In Michigan, in 2010, it took 17 hours and 19 minutes for Enbridge Inc. to realize its pipeline was gushing bitumen into the Kalamazoo River. That delay allowed three million litres to escape and later drew the condemnation of the U.S. National Transportation Safety Board.

When a Plains Midstream Canada pipeline ruptured in Alberta in June, 3,000 barrels of oil had leaked into the Red Deer River before the company shut down a 10-kilometre section of line and began the messy cleanup.

In 2000, 6,200 barrels of light crude escaped into the Pine River in northeast British Columbia when a Pembina Pipeline Corp. line broke open, causing the worst inland oil spill in the province's history.

Pipeline companies obviously want to turn the shut-off valves as quickly as possible when pipelines fail, because the cleanups are immensely costly. Pembina had to spend more than $30-million to mop up the Pine River, and Enbridge is looking at a $765-million bill for the Kalamazoo disaster.

But delays occur because the companies are monitoring lines with computer systems that sometimes miss warning signs, and because the very nature of pipelines means an abrupt shutdown often just isn't possible.

A federal official who has investigated major pipeline oil spills in Canada – and who won't be named because he spoke without getting approval from media handlers in Ottawa – says those problems are especially challenging in British Columbia.

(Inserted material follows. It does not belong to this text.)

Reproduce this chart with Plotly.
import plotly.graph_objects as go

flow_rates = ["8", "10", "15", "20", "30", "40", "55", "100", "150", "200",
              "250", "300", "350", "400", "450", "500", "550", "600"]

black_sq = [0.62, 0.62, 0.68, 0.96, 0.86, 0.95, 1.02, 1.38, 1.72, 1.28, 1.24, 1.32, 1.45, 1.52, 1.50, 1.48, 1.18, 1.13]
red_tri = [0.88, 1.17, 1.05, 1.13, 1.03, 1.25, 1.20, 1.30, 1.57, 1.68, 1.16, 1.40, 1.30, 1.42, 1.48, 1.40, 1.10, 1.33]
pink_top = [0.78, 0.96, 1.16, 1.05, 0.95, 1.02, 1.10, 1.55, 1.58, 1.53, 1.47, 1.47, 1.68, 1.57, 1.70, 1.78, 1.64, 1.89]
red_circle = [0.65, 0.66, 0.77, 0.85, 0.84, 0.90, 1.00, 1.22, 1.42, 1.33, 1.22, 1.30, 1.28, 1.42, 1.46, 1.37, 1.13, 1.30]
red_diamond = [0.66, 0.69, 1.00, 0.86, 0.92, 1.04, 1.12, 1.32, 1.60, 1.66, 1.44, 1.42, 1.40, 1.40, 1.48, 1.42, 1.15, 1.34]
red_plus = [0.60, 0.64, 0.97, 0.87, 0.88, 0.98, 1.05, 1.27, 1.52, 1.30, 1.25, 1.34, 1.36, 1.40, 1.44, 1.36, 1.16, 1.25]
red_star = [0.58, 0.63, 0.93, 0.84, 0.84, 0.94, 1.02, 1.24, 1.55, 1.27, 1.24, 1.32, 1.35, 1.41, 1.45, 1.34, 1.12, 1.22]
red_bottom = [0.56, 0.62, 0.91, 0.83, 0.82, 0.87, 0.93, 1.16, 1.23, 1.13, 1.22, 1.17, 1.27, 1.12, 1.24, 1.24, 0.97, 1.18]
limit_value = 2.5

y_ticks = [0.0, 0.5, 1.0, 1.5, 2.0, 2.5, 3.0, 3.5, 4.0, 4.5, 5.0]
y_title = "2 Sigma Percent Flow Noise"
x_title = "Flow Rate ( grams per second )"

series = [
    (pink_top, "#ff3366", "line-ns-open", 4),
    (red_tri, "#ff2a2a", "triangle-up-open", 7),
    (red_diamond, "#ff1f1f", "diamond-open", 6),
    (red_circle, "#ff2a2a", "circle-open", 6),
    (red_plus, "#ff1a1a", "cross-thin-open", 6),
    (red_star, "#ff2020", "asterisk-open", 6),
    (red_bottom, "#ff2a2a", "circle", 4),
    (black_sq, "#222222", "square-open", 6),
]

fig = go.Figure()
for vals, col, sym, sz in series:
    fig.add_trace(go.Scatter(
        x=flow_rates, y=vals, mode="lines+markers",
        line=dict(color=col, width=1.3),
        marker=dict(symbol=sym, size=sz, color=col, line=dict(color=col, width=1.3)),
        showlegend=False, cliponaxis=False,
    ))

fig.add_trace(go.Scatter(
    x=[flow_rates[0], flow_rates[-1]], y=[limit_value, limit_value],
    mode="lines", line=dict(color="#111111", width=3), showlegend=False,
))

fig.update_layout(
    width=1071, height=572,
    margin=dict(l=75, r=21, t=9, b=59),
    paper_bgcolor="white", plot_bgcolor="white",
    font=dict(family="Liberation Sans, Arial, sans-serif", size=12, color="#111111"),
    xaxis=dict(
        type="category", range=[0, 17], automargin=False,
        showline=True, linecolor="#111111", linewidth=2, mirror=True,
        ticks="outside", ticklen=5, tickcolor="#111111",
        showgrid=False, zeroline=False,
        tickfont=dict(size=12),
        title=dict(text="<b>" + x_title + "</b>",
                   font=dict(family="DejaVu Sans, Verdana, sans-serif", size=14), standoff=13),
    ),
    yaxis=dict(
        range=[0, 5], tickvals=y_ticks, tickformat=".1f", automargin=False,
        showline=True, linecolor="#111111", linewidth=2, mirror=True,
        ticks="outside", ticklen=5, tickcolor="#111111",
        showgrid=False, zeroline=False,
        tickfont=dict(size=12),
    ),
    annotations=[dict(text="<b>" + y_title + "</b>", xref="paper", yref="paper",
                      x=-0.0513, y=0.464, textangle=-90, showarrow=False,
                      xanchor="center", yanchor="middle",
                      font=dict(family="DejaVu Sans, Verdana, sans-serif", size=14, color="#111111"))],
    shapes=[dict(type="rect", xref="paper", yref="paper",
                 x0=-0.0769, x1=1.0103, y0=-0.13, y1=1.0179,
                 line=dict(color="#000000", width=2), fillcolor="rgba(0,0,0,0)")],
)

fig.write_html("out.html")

"In B.C., the hilly terrain presents a lot of difficult technical issues due to pressures in the line," he says. "When shutting down a line, especially in B.C., there is usually a very difficult technical problem related to a pressure phenomenon which in hydraulic engineering is commonly called 'water hammer.' It is the same thing that happens in your house when you quickly shut off the water and you hear a bang. In pipelines, you have a massive quantity of liquid moving in one direction which has tremendous momentum. If you shut down the pipeline quickly, that momentum creates … tremendous pressure against the valves and the anchoring system of the pipeline. It's like running the 100-yard dash toward an open door when someone slams it shut just before you get to it. All your forward momentum creates quite a bang when you hit the door. If valves are shut too quickly, the momentum force of the oil can blow out the valve, rupture the pipe or literally rip it off its mounting foundations and destroy the pipe."

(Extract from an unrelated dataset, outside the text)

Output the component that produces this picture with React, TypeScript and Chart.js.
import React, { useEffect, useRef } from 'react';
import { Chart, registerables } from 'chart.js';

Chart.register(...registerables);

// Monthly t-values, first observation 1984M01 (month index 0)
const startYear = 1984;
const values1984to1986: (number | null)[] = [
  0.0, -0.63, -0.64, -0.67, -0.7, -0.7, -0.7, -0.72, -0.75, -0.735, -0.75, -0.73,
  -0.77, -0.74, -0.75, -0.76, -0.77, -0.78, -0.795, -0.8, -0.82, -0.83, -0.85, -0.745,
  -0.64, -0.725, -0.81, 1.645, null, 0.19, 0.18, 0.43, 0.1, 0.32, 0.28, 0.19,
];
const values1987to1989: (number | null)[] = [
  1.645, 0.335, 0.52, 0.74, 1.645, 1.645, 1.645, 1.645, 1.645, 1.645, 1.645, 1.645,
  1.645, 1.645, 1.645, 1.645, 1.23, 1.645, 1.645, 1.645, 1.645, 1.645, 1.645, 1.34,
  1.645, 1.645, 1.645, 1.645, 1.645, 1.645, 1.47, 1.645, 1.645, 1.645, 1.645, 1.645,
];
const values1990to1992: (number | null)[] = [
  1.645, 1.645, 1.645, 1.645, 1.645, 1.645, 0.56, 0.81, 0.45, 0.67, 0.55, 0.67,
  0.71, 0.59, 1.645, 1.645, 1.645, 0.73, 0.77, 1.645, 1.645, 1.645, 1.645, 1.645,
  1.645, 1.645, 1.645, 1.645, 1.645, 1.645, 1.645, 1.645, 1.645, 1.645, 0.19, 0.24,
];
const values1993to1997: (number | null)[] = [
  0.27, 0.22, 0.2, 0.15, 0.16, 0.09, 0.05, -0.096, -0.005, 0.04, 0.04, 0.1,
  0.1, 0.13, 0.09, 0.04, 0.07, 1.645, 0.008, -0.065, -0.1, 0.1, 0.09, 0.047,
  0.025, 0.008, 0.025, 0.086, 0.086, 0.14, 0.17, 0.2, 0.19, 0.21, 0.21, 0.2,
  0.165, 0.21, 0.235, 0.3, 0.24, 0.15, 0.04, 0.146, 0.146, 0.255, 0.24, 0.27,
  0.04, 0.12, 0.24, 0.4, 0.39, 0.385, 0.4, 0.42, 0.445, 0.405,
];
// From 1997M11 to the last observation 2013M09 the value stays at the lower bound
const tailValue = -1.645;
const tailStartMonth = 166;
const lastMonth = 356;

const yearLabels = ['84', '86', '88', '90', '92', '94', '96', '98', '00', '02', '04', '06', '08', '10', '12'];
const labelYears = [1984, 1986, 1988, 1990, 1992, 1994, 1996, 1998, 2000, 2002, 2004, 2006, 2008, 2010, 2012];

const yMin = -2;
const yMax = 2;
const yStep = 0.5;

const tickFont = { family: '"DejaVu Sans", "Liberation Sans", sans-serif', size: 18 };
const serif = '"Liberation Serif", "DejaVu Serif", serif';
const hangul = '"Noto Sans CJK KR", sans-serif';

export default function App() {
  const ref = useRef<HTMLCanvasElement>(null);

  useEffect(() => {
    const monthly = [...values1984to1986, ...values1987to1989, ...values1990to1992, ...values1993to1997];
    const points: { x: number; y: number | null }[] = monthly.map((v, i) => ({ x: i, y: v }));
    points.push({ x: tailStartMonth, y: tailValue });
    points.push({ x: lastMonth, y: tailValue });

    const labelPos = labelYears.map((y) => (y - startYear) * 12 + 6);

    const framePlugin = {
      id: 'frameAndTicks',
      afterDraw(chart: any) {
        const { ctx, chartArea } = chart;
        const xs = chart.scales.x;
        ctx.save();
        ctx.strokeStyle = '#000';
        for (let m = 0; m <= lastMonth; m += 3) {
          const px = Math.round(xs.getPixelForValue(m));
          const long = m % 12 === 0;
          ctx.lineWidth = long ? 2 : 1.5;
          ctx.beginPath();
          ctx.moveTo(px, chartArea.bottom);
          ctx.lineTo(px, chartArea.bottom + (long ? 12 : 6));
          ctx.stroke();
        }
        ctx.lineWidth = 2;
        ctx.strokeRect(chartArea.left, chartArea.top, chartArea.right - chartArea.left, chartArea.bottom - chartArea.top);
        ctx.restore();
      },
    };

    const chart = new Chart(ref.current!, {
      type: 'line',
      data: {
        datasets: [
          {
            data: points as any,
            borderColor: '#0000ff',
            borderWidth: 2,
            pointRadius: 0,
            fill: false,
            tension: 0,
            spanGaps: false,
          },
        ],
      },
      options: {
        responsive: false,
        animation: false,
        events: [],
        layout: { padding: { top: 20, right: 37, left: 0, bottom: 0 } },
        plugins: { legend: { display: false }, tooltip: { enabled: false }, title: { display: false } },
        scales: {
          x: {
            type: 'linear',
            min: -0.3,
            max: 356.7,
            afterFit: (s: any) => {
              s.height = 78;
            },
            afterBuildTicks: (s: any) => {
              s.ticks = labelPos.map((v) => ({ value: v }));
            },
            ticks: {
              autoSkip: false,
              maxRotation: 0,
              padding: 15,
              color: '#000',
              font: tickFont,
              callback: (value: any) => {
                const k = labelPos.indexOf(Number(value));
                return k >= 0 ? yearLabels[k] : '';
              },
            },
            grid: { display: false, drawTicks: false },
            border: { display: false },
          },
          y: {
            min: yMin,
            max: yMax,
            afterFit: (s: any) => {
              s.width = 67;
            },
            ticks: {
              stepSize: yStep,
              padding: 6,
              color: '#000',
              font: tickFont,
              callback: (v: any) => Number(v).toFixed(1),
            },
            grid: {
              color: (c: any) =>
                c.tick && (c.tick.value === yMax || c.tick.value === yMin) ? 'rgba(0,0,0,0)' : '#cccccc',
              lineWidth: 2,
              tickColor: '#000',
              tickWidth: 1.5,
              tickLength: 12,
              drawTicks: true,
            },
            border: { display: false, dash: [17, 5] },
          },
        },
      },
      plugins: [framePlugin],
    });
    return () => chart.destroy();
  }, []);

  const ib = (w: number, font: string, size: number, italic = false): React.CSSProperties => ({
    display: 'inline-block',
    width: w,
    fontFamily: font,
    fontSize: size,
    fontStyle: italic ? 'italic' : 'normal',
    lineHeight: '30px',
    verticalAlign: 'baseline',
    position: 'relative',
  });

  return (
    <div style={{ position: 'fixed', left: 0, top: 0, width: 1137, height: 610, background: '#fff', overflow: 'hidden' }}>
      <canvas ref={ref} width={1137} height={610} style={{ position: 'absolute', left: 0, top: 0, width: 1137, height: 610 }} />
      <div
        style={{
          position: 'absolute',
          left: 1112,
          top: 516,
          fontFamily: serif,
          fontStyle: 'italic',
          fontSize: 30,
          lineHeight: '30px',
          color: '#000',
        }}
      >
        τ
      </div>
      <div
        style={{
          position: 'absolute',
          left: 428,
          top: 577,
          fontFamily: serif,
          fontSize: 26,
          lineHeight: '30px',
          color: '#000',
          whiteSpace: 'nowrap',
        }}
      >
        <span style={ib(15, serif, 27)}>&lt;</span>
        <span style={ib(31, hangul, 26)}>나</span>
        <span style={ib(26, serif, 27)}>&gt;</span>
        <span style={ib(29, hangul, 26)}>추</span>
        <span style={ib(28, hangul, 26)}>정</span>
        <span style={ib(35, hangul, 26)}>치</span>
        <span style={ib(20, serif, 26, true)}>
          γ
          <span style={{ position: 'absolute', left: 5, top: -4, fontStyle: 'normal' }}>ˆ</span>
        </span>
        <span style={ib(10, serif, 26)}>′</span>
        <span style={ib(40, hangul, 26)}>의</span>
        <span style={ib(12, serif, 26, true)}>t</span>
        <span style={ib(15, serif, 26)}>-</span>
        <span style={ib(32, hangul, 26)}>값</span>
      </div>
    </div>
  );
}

This means that, even when they are responding to a spill correctly, pipeline officials often cannot rapidly shut down a ruptured line because the water-hammer problem might cause more damage.

That's not the only difficulty in crossing mountainous B.C.

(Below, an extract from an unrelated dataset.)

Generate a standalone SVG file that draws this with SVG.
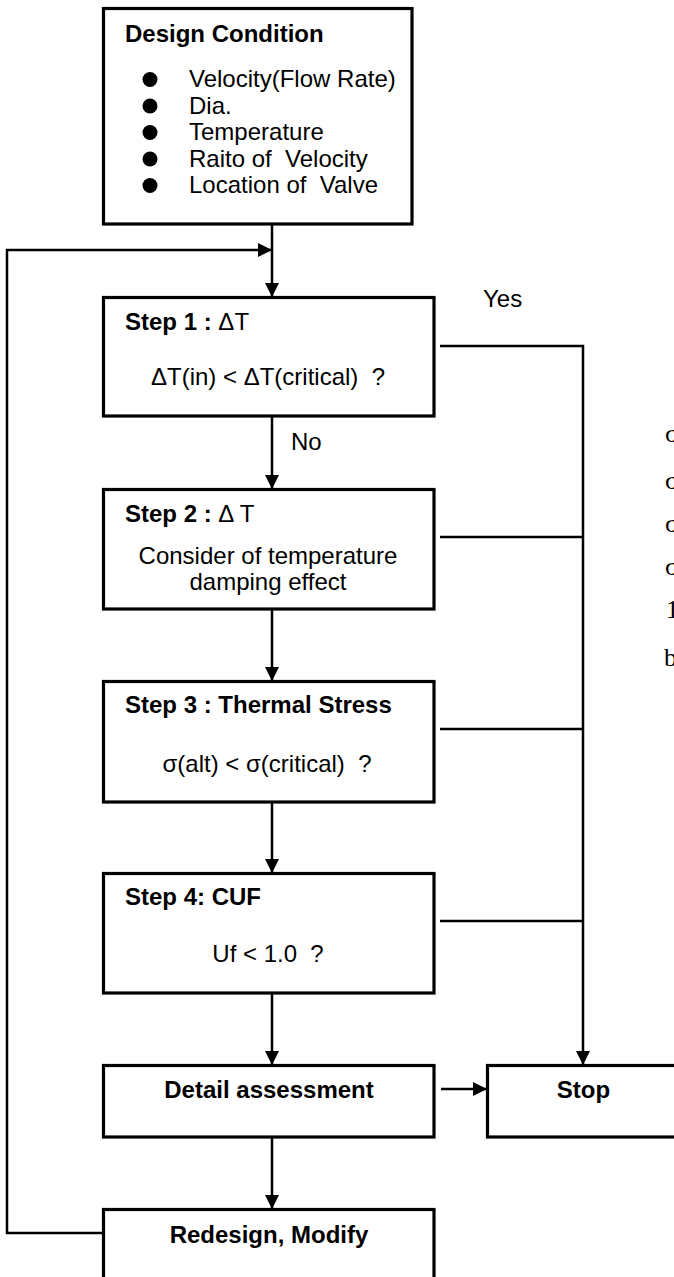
<svg xmlns="http://www.w3.org/2000/svg" width="674" height="1277" viewBox="0 0 674 1277">
<style>
.box{fill:#fff;stroke:#000;stroke-width:3.2}
.ln{fill:none;stroke:#000;stroke-width:2.5}
.t{font-family:"Liberation Sans",Arial,sans-serif;font-size:24px;fill:#000;white-space:pre}
.b{font-weight:bold}
.m{text-anchor:middle}
.s{font-family:"Liberation Serif","Times New Roman",serif;font-size:26px;fill:#000}
</style>
<defs>
<marker id="ah" viewBox="0 0 10 10" refX="10" refY="5" markerWidth="14" markerHeight="14" markerUnits="userSpaceOnUse" orient="auto">
<path d="M0,0 L10,5 L0,10 z" fill="#000"/>
</marker>
</defs>
<g id="connectors">
<line class="ln" x1="272" y1="224" x2="272" y2="297" marker-end="url(#ah)"/>
<polyline class="ln" points="103,1233 7,1233 7,250 272,250" marker-end="url(#ah)"/>
<line class="ln" x1="272" y1="416" x2="272" y2="489" marker-end="url(#ah)"/>
<line class="ln" x1="272" y1="609" x2="272" y2="681" marker-end="url(#ah)"/>
<line class="ln" x1="272" y1="802" x2="272" y2="873" marker-end="url(#ah)"/>
<line class="ln" x1="272" y1="993" x2="272" y2="1065" marker-end="url(#ah)"/>
<line class="ln" x1="272" y1="1137" x2="272" y2="1209" marker-end="url(#ah)"/>
<line class="ln" x1="441" y1="1089" x2="487" y2="1089" marker-end="url(#ah)"/>
<polyline class="ln" points="440,346 583,346 583,1065" marker-end="url(#ah)"/>
<line class="ln" x1="440" y1="537" x2="583" y2="537"/>
<line class="ln" x1="440" y1="729" x2="583" y2="729"/>
<line class="ln" x1="440" y1="921" x2="583" y2="921"/>
<text class="t" x="483" y="307">Yes</text>
<text class="t" x="291" y="450">No</text>
</g>
<g id="design-condition">
<rect class="box" x="103.5" y="8.5" width="308.5" height="215.5"/>
<text class="t b" x="125" y="42">Design Condition</text>
<circle cx="150" cy="79.5" r="7.5"/>
<circle cx="150" cy="106" r="7.5"/>
<circle cx="150" cy="132.5" r="7.5"/>
<circle cx="150" cy="159" r="7.5"/>
<circle cx="150" cy="185.5" r="7.5"/>
<text class="t" x="189" y="87">Velocity(Flow Rate)</text>
<text class="t" x="189" y="113.5">Dia.</text>
<text class="t" x="189" y="140">Temperature</text>
<text class="t" x="189" y="166.5">Raito of  Velocity</text>
<text class="t" x="189" y="193">Location of  Valve</text>
</g>
<g id="step1">
<rect class="box" x="103.5" y="297.5" width="330.5" height="118.5"/>
<text class="t" x="125" y="330"><tspan class="b">Step 1 : </tspan>ΔT</text>
<text class="t m" x="268" y="385">ΔT(in) &lt; ΔT(critical)  ?</text>
</g>
<g id="step2">
<rect class="box" x="103.5" y="489.5" width="330.5" height="119.5"/>
<text class="t" x="125" y="522"><tspan class="b">Step 2 : </tspan>Δ T</text>
<text class="t m" x="268" y="564">Consider of temperature</text>
<text class="t m" x="268" y="590">damping effect</text>
</g>
<g id="step3">
<rect class="box" x="103.5" y="681.5" width="330.5" height="120.5"/>
<text class="t b" x="125" y="713">Step 3 : Thermal Stress</text>
<text class="t m" x="267" y="772">σ(alt) &lt; σ(critical)  ?</text>
</g>
<g id="step4">
<rect class="box" x="103.5" y="873.5" width="330.5" height="119.5"/>
<text class="t b" x="125" y="905">Step 4: CUF</text>
<text class="t m" x="268" y="962">Uf &lt; 1.0  ?</text>
</g>
<g id="detail">
<rect class="box" x="103.5" y="1065.5" width="330.5" height="71.5"/>
<text class="t b m" x="269" y="1098">Detail assessment</text>
</g>
<g id="stop">
<rect class="box" x="487.5" y="1065.5" width="200" height="71.5"/>
<text class="t b m" x="583.5" y="1098">Stop</text>
</g>
<g id="redesign">
<rect class="box" x="103.5" y="1209.5" width="330.5" height="90"/>
<text class="t b m" x="269" y="1243">Redesign, Modify</text>
</g>
<g id="stray-text">
<text class="s" x="665" y="442">σ</text>
<text class="s" x="665" y="489">σ</text>
<text class="s" x="665" y="532">σ</text>
<text class="s" x="665" y="575">σ</text>
<text class="s" x="666" y="618">1</text>
<text class="s" x="664" y="666">b</text>
</g>
</svg>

"In hilly terrain, there is also the danger of siphoning. The momentum of the oil on the downhill slope can pull the oil in the previous uphill slope up over the hill and down the other side, similar to siphoning gas out of a car's gas tank. This increases the amount of oil spilled out of the break. This can also confuse the [computer control] system," he says.

The computer monitoring system, he explains, measures the flow between two points – for example, two valves on either side of a hill. If a rupture occurs between those valves, and siphoning starts, the computer won't immediately detect the leak, because oil is still flowing past both valves. So the oil company unwittingly pumps more oil down the ruptured line and out the crack.

This is why little leaks sometimes turn into big spills, even though the pipeline companies are doing everything they can to prevent that from happening. And it is why British Columbians are nervous about Enbridge's proposed Northern Gateway line, which will have to cross some of the most mountainous terrain and richest salmon rivers in Canada.